Results for this Gallup poll are based on telephone interviews conducted Nov. 20-Dec. 2, 2013, on the Gallup Daily tracking survey, with a random sample of 655 adults, aged 18 and older, living in all 50 U.S. states and the District of Columbia, who do not currently have health insurance.
For results based on the total sample of uninsured adults, the margin of sampling error is ±5 percentage points at the 95% confidence level.
For results based on the Sept. 17-Dec. 2 aggregate of 3,946 uninsured adults, the margin of sampling error is ±2 percentage points at the 95% confidence level.

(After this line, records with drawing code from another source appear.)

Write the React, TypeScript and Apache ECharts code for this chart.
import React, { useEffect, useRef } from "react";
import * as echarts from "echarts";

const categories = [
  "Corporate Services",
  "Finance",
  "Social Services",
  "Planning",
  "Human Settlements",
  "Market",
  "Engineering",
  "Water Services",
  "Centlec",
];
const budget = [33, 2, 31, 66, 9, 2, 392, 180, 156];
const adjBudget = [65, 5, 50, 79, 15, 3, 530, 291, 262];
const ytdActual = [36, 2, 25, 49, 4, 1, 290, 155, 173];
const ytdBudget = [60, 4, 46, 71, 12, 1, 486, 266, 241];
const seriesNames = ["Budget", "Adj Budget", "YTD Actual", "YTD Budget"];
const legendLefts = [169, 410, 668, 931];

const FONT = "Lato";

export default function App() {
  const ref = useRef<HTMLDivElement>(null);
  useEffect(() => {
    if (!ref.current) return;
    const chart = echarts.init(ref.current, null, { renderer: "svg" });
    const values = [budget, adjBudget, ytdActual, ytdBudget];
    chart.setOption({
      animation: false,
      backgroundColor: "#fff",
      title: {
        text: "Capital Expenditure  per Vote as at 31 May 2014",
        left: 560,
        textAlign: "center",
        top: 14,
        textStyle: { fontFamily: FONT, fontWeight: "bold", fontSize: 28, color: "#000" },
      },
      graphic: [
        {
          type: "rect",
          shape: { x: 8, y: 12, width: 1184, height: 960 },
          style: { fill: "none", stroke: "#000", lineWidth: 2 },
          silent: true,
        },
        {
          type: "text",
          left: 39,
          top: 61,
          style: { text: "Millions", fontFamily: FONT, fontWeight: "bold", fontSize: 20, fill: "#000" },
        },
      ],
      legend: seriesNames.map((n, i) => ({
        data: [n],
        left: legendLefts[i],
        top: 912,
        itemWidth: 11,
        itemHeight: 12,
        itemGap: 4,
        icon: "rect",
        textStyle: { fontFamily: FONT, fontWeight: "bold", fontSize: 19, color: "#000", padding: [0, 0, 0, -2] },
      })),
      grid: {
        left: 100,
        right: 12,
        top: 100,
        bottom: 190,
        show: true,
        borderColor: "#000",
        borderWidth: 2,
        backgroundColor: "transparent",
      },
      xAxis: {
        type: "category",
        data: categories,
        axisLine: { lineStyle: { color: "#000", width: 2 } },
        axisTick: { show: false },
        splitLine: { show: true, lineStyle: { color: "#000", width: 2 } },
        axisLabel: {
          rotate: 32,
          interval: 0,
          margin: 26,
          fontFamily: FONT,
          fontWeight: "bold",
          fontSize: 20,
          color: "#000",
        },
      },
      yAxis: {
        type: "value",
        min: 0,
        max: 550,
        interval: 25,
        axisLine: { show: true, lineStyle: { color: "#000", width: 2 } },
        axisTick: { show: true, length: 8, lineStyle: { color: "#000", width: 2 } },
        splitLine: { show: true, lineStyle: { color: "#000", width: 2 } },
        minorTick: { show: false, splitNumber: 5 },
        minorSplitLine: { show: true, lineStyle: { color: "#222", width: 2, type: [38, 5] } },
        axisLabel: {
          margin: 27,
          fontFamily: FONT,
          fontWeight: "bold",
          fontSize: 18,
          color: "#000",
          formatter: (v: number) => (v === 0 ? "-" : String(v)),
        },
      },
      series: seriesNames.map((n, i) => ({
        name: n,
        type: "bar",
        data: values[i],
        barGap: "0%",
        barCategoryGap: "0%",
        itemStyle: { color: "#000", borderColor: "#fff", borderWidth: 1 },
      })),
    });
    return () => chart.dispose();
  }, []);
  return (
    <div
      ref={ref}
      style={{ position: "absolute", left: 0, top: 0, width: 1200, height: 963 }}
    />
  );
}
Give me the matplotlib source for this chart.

Interviews are conducted with respondents on landline telephones and cellular phones, with interviews conducted in Spanish for respondents who are primarily Spanish-speaking. Each sample of national adults includes a minimum quota of 50% cellphone respondents and 50% landline respondents, with additional minimum quotas by region. Landline and cell telephone numbers are selected using random-digit-dial methods. Landline respondents are chosen at random within each household on the basis of which member had the most recent birthday.
Samples are weighted to correct for unequal selection probability, nonresponse, and double coverage of landline and cell users in the two sampling frames. They are also weighted to match the national demographics of gender, age, race, Hispanic ethnicity, education, region, population density, and phone status (cellphone only/landline only/both, and cellphone mostly). Demographic weighting targets are based on the March 2012 Current Population Survey figures for the aged 18 and older U.S. population. Phone status targets are based on the July-December 2011 National Health Interview Survey. Population density targets are based on the 2010 census. All reported margins of sampling error include the computed design effects for weighting.
In addition to sampling error, question wording and practical difficulties in conducting surveys can introduce error or bias into the findings of public opinion polls.